There’s something unnerving about a service you use every day disappearing, even if the decision has perfectly sound business rationale behind it. It reminds us that the Web isn’t ours and that the existence of these products is totally dependent on the whim of some corporation, which can pull the plug at any time. We have no say in the matter.
Shutdowns like this force people to reevaluate their relationship with their favorite places on the Web. It makes those relationships feel less secure. And as Techdirt wisely points out, it should make us all wary of relying to heavily on a single provider for our online existence.
It makes us wonder: if five years down the road Google decides that Gmail isn’t making enough money, will they kill that too? Probably not. What about Google Calendar? What will be on the “spring cleaning” list in 2017? We have no way of knowing.
User trust is an incredibly important commodity for Google. They need it if we’re going to let them track our browsing habits and host our email. And they’re certainly going to need it if we’re going to let them drive our cars and build computers to wear on our faces.
Things like this make Google look less humane, less compassionate. It might not have been huge, but there was a very dedicated community of users on Google Reader. Shutting the lights out on all those people, even if they do have viable alternatives, just makes it feel like Google doesn’t give a damn. It seems arrogant.
The Bright Side To Google Reader’s Death
There are plenty of other reasons for the Google Reader shutdown outrage. For many publishers, it drives far more traffic than Google+, the social network Google desperately wants normal people to use. It could even make life harder for Iranians, who use it to bypass government censorship. A big part of the reason Reader has that advantage is because it lives on Google’s servers, which are harder to censor (although it does happen).
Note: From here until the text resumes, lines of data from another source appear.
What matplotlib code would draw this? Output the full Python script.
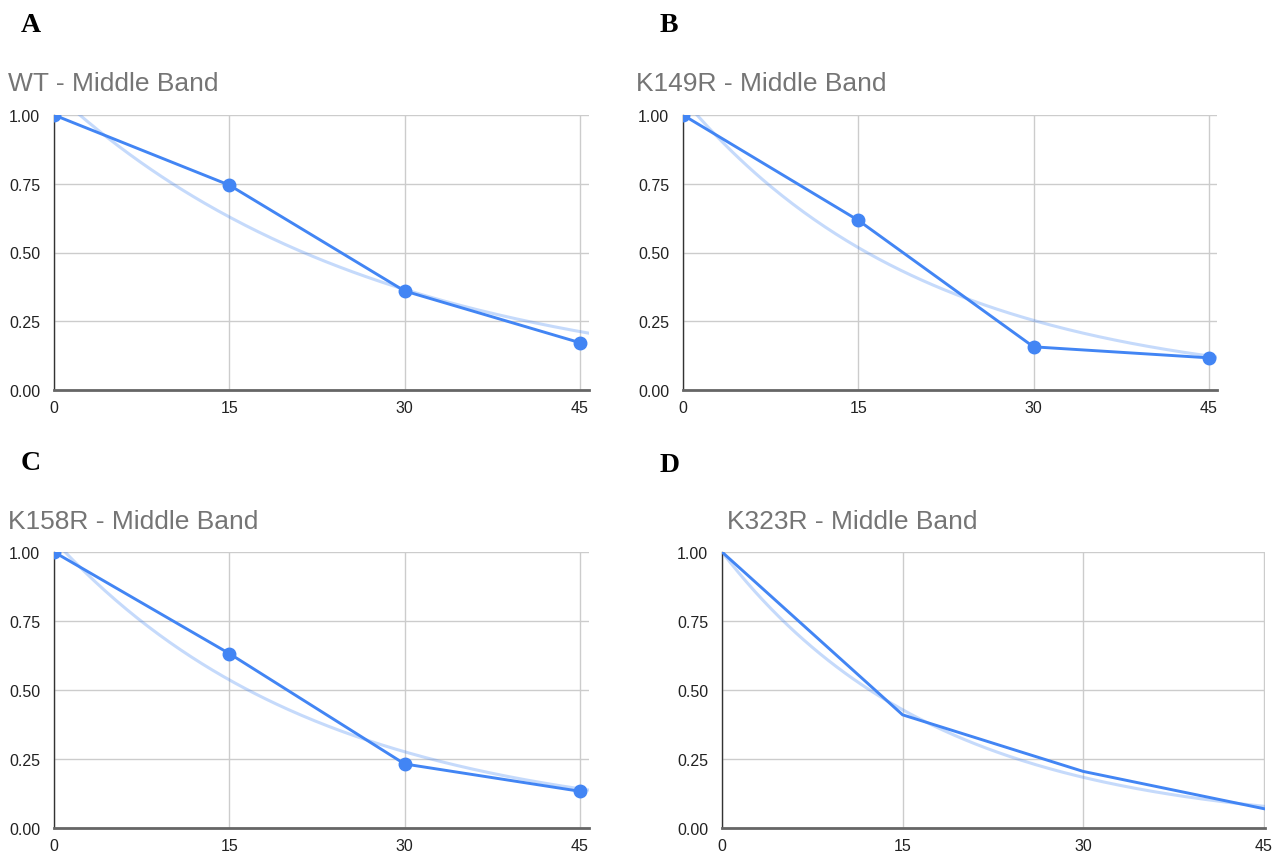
import numpy as np
import matplotlib
matplotlib.use('Agg')
import matplotlib.pyplot as plt

# data (relative band intensity vs minutes)
minutes = [0, 15, 30, 45]
wt = [1.00, 0.745, 0.36, 0.172]
k149r = [1.00, 0.617, 0.157, 0.117]
k158r = [1.00, 0.632, 0.232, 0.133]
k323r = [1.00, 0.41, 0.205, 0.07]

# exponential trendlines y = a*exp(b*x), coefficients
trend_a = [1.083, 1.059, 1.043, 1.0]
trend_b = [-0.0362, -0.0477, -0.0443, -0.0565]

titles = ['WT - Middle Band', 'K149R - Middle Band', 'K158R - Middle Band', 'K323R - Middle Band']
letters = ['A', 'B', 'C', 'D']
series = [wt, k149r, k158r, k323r]
show_markers = [True, True, True, False]

blue = '#4285F4'
W, H = 1286, 854

# panel boxes in pixels: left, right, top, bottom, x max
boxes = [(54, 589, 116, 391, 45.77),
         (683, 1217, 116, 391, 45.7),
         (54, 589, 553, 829, 45.77),
         (722, 1265, 553, 829, 45.1)]
title_pos = [(8, 91), (636, 91), (8, 529), (727, 529)]
letter_pos = [(21, 32), (660, 32), (21, 470), (660, 472)]

plt.rcParams['font.family'] = ['Liberation Sans', 'DejaVu Sans']
fig = plt.figure(figsize=(W / 100, H / 100), dpi=100)

for i in range(4):
    l, r, t, b, xmax = boxes[i]
    ax = fig.add_axes([l / W, 1 - b / H, (r - l) / W, (b - t) / H])
    y = series[i]

    # trendline
    xs = np.linspace(0, xmax, 200)
    ax.plot(xs, trend_a[i] * np.exp(trend_b[i] * xs), color=blue, alpha=0.3, lw=2.2, zorder=2)

    if show_markers[i]:
        ax.plot(minutes, y, color=blue, lw=2.1, marker='o', markersize=9, zorder=3)
    else:
        ax.plot(minutes, y, color=blue, lw=2.1, zorder=3)

    ax.set_xlim(0, xmax)
    ax.set_ylim(0, 1)
    ax.set_xticks(minutes)
    ax.set_yticks([0, 0.25, 0.5, 0.75, 1.0])
    ax.set_yticklabels(['0.00', '0.25', '0.50', '0.75', '1.00'])
    ax.grid(True, color='#cccccc', lw=1)
    ax.set_axisbelow(True)
    ax.tick_params(length=0, labelsize=11.5, labelcolor='#222222')
    ax.tick_params(axis='y', pad=10)
    ax.tick_params(axis='x', pad=7)
    for s in ['top', 'right']:
        ax.spines[s].set_visible(False)
    ax.spines['left'].set_color('#333333')
    ax.spines['left'].set_linewidth(1)
    ax.spines['bottom'].set_color('#666666')
    ax.spines['bottom'].set_linewidth(2)

    fig.text(title_pos[i][0] / W, 1 - title_pos[i][1] / H, titles[i],
             fontsize=19, color='#757575', va='baseline', ha='left')
    fig.text(letter_pos[i][0] / W, 1 - letter_pos[i][1] / H, letters[i],
             fontsize=20, fontweight='bold', family='Liberation Serif',
             va='baseline', ha='left')

fig.savefig('out.png', dpi=100)
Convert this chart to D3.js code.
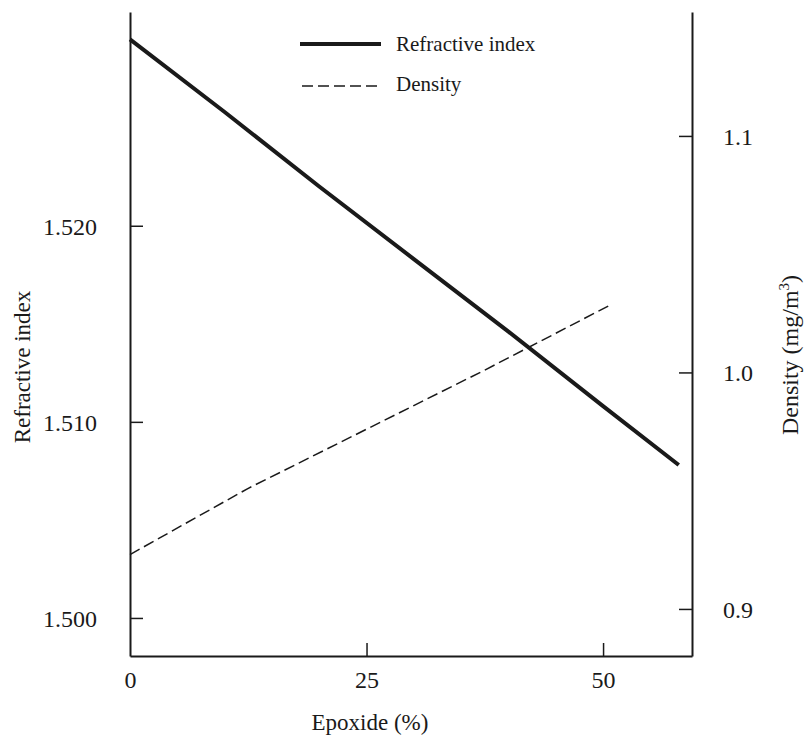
<!DOCTYPE html>
<html><head><meta charset="utf-8">
<script src="https://cdn.jsdelivr.net/npm/d3@7"></script>
<style>body{margin:0;background:#fff}svg{display:block}text{font-family:"Liberation Serif","Times New Roman",serif;fill:#1a1a1a}</style>
</head><body><svg id="c" width="810" height="736"></svg>
<script>
const epoxide = [0, 10, 20, 30, 40, 50, 58];
const refractive = [1.5295, 1.5258, 1.5220, 1.5183, 1.5146, 1.5108, 1.5078];
const densityX = [0, 12.5, 25, 37.5, 51];
const density = [0.923, 0.951, 0.976, 1.001, 1.029];
const xTicks = [0, 25, 50];
const leftTicks = [1.500, 1.510, 1.520];
const rightTicks = [0.9, 1.0, 1.1];

const svg = d3.select("#c");
const L = 130, R = 692, T = 12, B = 656;
const x = d3.scaleLinear().domain([0, 59.4]).range([L, R]);
const yL = d3.scaleLinear().domain([1.49806, 1.5309]).range([B, T]);
const yR = d3.scaleLinear().domain([0.8801, 1.1524]).range([B, T]);
const ink = "#1a1a1a";

// axes
const ax = svg.append("g").attr("transform", `translate(0,${B})`)
  .call(d3.axisBottom(x).tickValues(xTicks).tickSizeInner(-13).tickSizeOuter(0).tickPadding(20).tickFormat(d3.format("d")));
const al = svg.append("g").attr("transform", `translate(${L},0)`)
  .call(d3.axisLeft(yL).tickValues(leftTicks).tickSizeInner(-13).tickSizeOuter(0).tickPadding(33).tickFormat(d3.format(".3f")));
const ar = svg.append("g").attr("transform", `translate(${R},0)`)
  .call(d3.axisRight(yR).tickValues(rightTicks).tickSizeInner(-13).tickSizeOuter(0).tickPadding(43).tickFormat(d3.format(".1f")));
[ax, al, ar].forEach(g => {
  g.select(".domain").attr("stroke", ink).attr("stroke-width", 2);
  g.selectAll(".tick line").attr("stroke", ink).attr("stroke-width", 1.5);
  g.selectAll(".tick text").attr("font-size", 24).attr("fill", ink)
    .style("font-family", '"Liberation Serif", serif');
});
ax.selectAll(".tick").filter(d => d === 0).select("line").remove();
ax.selectAll(".tick text").attr("dy", "0.5em");
al.selectAll(".tick text").attr("dy", "0.35em");
ar.selectAll(".tick text").attr("text-anchor", "start").attr("dx", -12).attr("dy", "0.35em");

// lines
const lineR = d3.line().x((d, i) => x(epoxide[i])).y(d => yL(d));
svg.append("path").attr("d", lineR(refractive)).attr("fill", "none")
  .attr("stroke", ink).attr("stroke-width", 4);
const lineD = d3.line().x((d, i) => x(densityX[i])).y(d => yR(d));
svg.append("path").attr("d", lineD(density)).attr("fill", "none")
  .attr("stroke", ink).attr("stroke-width", 1.5).attr("stroke-dasharray", "11,5");

// legend
const lg = svg.append("g");
lg.append("line").attr("x1", 300).attr("x2", 381).attr("y1", 44).attr("y2", 44)
  .attr("stroke", ink).attr("stroke-width", 4);
lg.append("text").attr("x", 396).attr("y", 51).attr("font-size", 21).text("Refractive index");
lg.append("line").attr("x1", 302).attr("x2", 379).attr("y1", 86).attr("y2", 86)
  .attr("stroke", ink).attr("stroke-width", 1.5).attr("stroke-dasharray", "11,5");
lg.append("text").attr("x", 396).attr("y", 91).attr("font-size", 21).text("Density");

// axis titles
svg.append("text").attr("x", 370).attr("y", 730).attr("text-anchor", "middle")
  .attr("font-size", 23).text("Epoxide (%)");
svg.append("text").attr("transform", "translate(30,367) rotate(-90)")
  .attr("text-anchor", "middle").attr("font-size", 23).text("Refractive index");
const dt = svg.append("text").attr("transform", "translate(798,355) rotate(-90)")
  .attr("text-anchor", "middle").attr("font-size", 24);
dt.append("tspan").text("Density (mg/m");
dt.append("tspan").attr("dy", -9).attr("font-size", 15).text("3");
dt.append("tspan").attr("dy", 9).text(")");
</script></body></html>
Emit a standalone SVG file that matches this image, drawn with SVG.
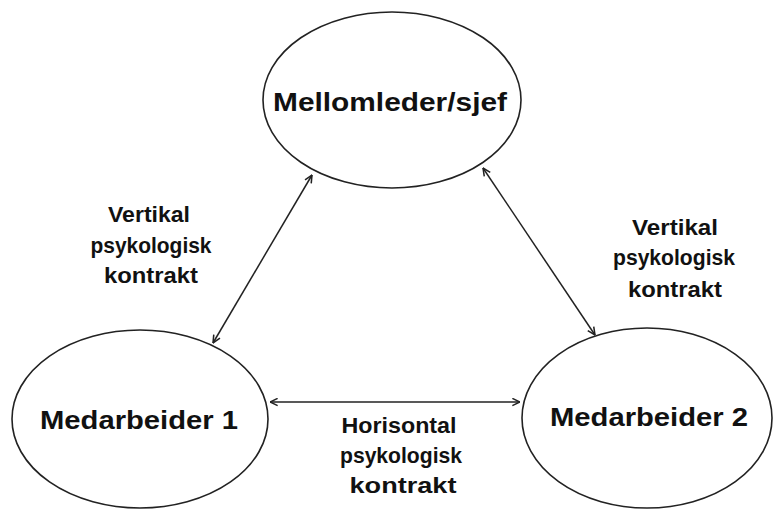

But once the blind fury and tears of agony subside, most level-headed users will be able to see the upside here. As Marco Arment points out, the death of Reader is going to lead to innovation in a space that hasn’t seen it in years.
In fact, we’re likely to end up with products that are even better than Google Reader, which was clearly being neglected for a long time. In the meantime, players like Feedly, Flipboard and Reeder are promising not to let the death of Reader won’t mean the end of feed-reading within those services. Feedly, in particular, is building a Google Reader clone that promises to replace the original seamlessly.
Whatever crops up may not have the advantage of living on Google’s massive and speedy infrastructure, but we’re likely to get some well-designed, highly functional apps with which to fill Reader’s void. They just better have an export button.